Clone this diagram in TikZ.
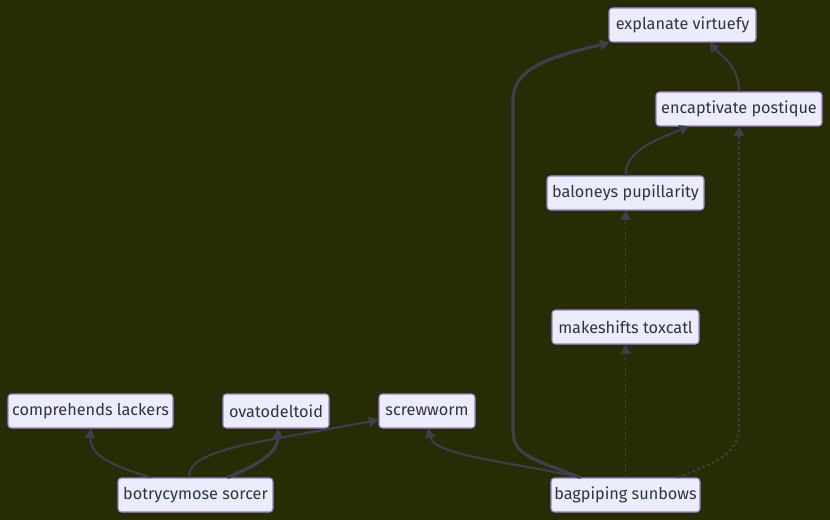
\documentclass[tikz,border=0pt]{standalone}
\usepackage{fontspec}
\setmainfont{Fira Sans}
\usetikzlibrary{arrows.meta,calc}
\definecolor{bgc}{RGB}{40,44,4}
\definecolor{nodefill}{RGB}{236,236,255}
\definecolor{nodeborder}{RGB}{150,125,205}
\definecolor{textc}{RGB}{51,51,60}
\definecolor{edgec}{RGB}{64,62,78}
\begin{document}
\begin{tikzpicture}[x=0.75pt,y=-0.75pt,
  box/.style={draw=nodeborder, fill=nodefill, rounded corners=2.5pt, line width=0.8pt,
    minimum height=25.5pt, inner sep=0pt, text=textc, font=\fontsize{12.2}{14}\selectfont},
  edge/.style={draw=edgec, line width=1.5pt, -{Triangle[length=7pt,width=7.5pt]}},
  thickedge/.style={edge, line width=2.4pt},
  dottededge/.style={edge, line width=1.4pt, dash pattern=on 2pt off 2pt}]
\fill[bgc] (0,0) rectangle (830,520);
\useasboundingbox (0,0) rectangle (830,520);

\node[box, minimum width=110.25pt] (exp) at (682.5,25) {explanate virtuefy};
\node[box, minimum width=124.5pt] (enc) at (739,109) {encaptivate postique};
\node[box, minimum width=117.75pt] (bal) at (625.5,193) {baloneys pupillarity};
\node[box, minimum width=110.25pt] (mak) at (625.5,327) {makeshifts toxcatl};
\node[box, minimum width=111.75pt] (bag) at (625.5,495) {bagpiping sunbows};
\node[box, minimum width=123.75pt] (com) at (90.5,411) {comprehends lackers};
\node[box, minimum width=79.5pt] (ova) at (276,411) {ovatodeltoid};
\node[box, minimum width=72pt] (scr) at (427,411) {screwworm};
\node[box, minimum width=116.25pt] (bot) at (195.5,495) {botrycymose sorcer};

% botrycymose edges
\draw[edge] ($(bot.north)+(-45,0)$) .. controls (110,465) and (90,455) .. (com.south);
\draw[thickedge] ($(bot.north)+(32,0)$) .. controls (265,462) and (278,450) .. ($(ova.south)+(2,0)$);
\draw[edge] ($(bot.north)+(-6,0)$) .. controls (185,455) and (240,445) .. (290,436) -- ($(scr.west)+(0,9)$);

% bagpiping edges
\draw[edge] ($(bag.north)+(-45,0)$) .. controls (500,460) and (435,455) .. ($(scr.south)+(1,0)$);
\draw[thickedge] ($(bag.north)+(-45,0)$) .. controls (530,458) and (513,455) .. (513,430) -- (513,100) .. controls (513,65) and (560,55) .. ($(exp.south west)+(1,0)$);
\draw[dottededge] (bag.north) -- (mak.south);
\draw[dottededge] (mak.north) -- (bal.south);
\draw[dottededge] ($(bag.north)+(52,0)$) .. controls (725,460) and (739,450) .. (739,425) -- (enc.south);

% upper edges
\draw[edge] (bal.north) .. controls (625,150) and (660,138) .. ($(enc.south)+(-50,0)$);
\draw[edge] (enc.north) .. controls (739,65) and (720,55) .. ($(exp.south)+(27,0)$);
\end{tikzpicture}
\end{document}
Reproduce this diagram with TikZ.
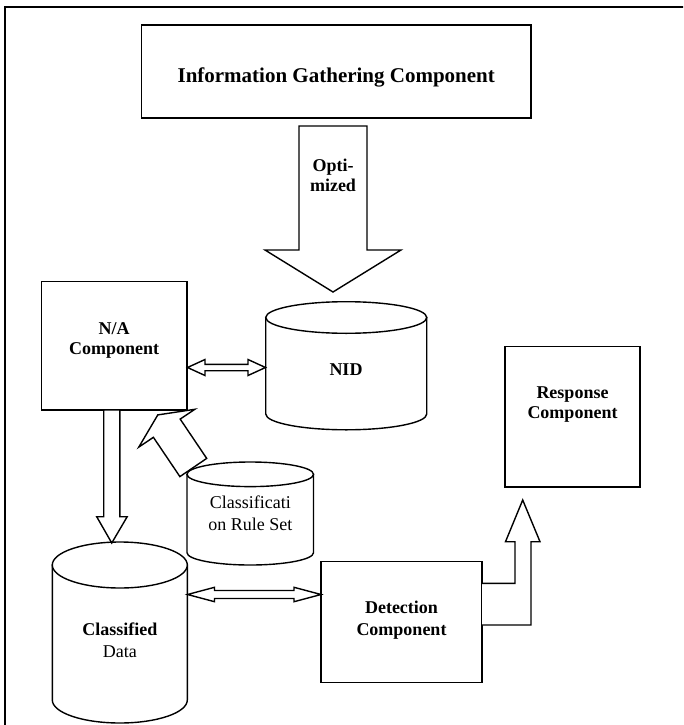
• • • •
### PROBLEM DESCRIPTION
Transcribe the records word for word and include no pictures.

### RESPONSE TO THIS TASK
Clone this diagram in TikZ.
\documentclass[tikz,border=0pt]{standalone}
\usepackage{fontspec}
\setmainfont{Fira Sans}
\usetikzlibrary{arrows.meta,calc}
\definecolor{bgc}{RGB}{40,44,4}
\definecolor{nodefill}{RGB}{236,236,255}
\definecolor{nodeborder}{RGB}{150,125,205}
\definecolor{textc}{RGB}{51,51,60}
\definecolor{edgec}{RGB}{64,62,78}
\begin{document}
\begin{tikzpicture}[x=0.75pt,y=-0.75pt,
  box/.style={draw=nodeborder, fill=nodefill, rounded corners=2.5pt, line width=0.8pt,
    minimum height=25.5pt, inner sep=0pt, text=textc, font=\fontsize{12.2}{14}\selectfont},
  edge/.style={draw=edgec, line width=1.5pt, -{Triangle[length=7pt,width=7.5pt]}},
  thickedge/.style={edge, line width=2.4pt},
  dottededge/.style={edge, line width=1.4pt, dash pattern=on 2pt off 2pt}]
\fill[bgc] (0,0) rectangle (830,520);
\useasboundingbox (0,0) rectangle (830,520);

\node[box, minimum width=110.25pt] (exp) at (682.5,25) {explanate virtuefy};
\node[box, minimum width=124.5pt] (enc) at (739,109) {encaptivate postique};
\node[box, minimum width=117.75pt] (bal) at (625.5,193) {baloneys pupillarity};
\node[box, minimum width=110.25pt] (mak) at (625.5,327) {makeshifts toxcatl};
\node[box, minimum width=111.75pt] (bag) at (625.5,495) {bagpiping sunbows};
\node[box, minimum width=123.75pt] (com) at (90.5,411) {comprehends lackers};
\node[box, minimum width=79.5pt] (ova) at (276,411) {ovatodeltoid};
\node[box, minimum width=72pt] (scr) at (427,411) {screwworm};
\node[box, minimum width=116.25pt] (bot) at (195.5,495) {botrycymose sorcer};

% botrycymose edges
\draw[edge] ($(bot.north)+(-45,0)$) .. controls (110,465) and (90,455) .. (com.south);
\draw[thickedge] ($(bot.north)+(32,0)$) .. controls (265,462) and (278,450) .. ($(ova.south)+(2,0)$);
\draw[edge] ($(bot.north)+(-6,0)$) .. controls (185,455) and (240,445) .. (290,436) -- ($(scr.west)+(0,9)$);

% bagpiping edges
\draw[edge] ($(bag.north)+(-45,0)$) .. controls (500,460) and (435,455) .. ($(scr.south)+(1,0)$);
\draw[thickedge] ($(bag.north)+(-45,0)$) .. controls (530,458) and (513,455) .. (513,430) -- (513,100) .. controls (513,65) and (560,55) .. ($(exp.south west)+(1,0)$);
\draw[dottededge] (bag.north) -- (mak.south);
\draw[dottededge] (mak.north) -- (bal.south);
\draw[dottededge] ($(bag.north)+(52,0)$) .. controls (725,460) and (739,450) .. (739,425) -- (enc.south);

% upper edges
\draw[edge] (bal.north) .. controls (625,150) and (660,138) .. ($(enc.south)+(-50,0)$);
\draw[edge] (enc.north) .. controls (739,65) and (720,55) .. ($(exp.south)+(27,0)$);
\end{tikzpicture}
\end{document}
Reproduce this diagram with TikZ.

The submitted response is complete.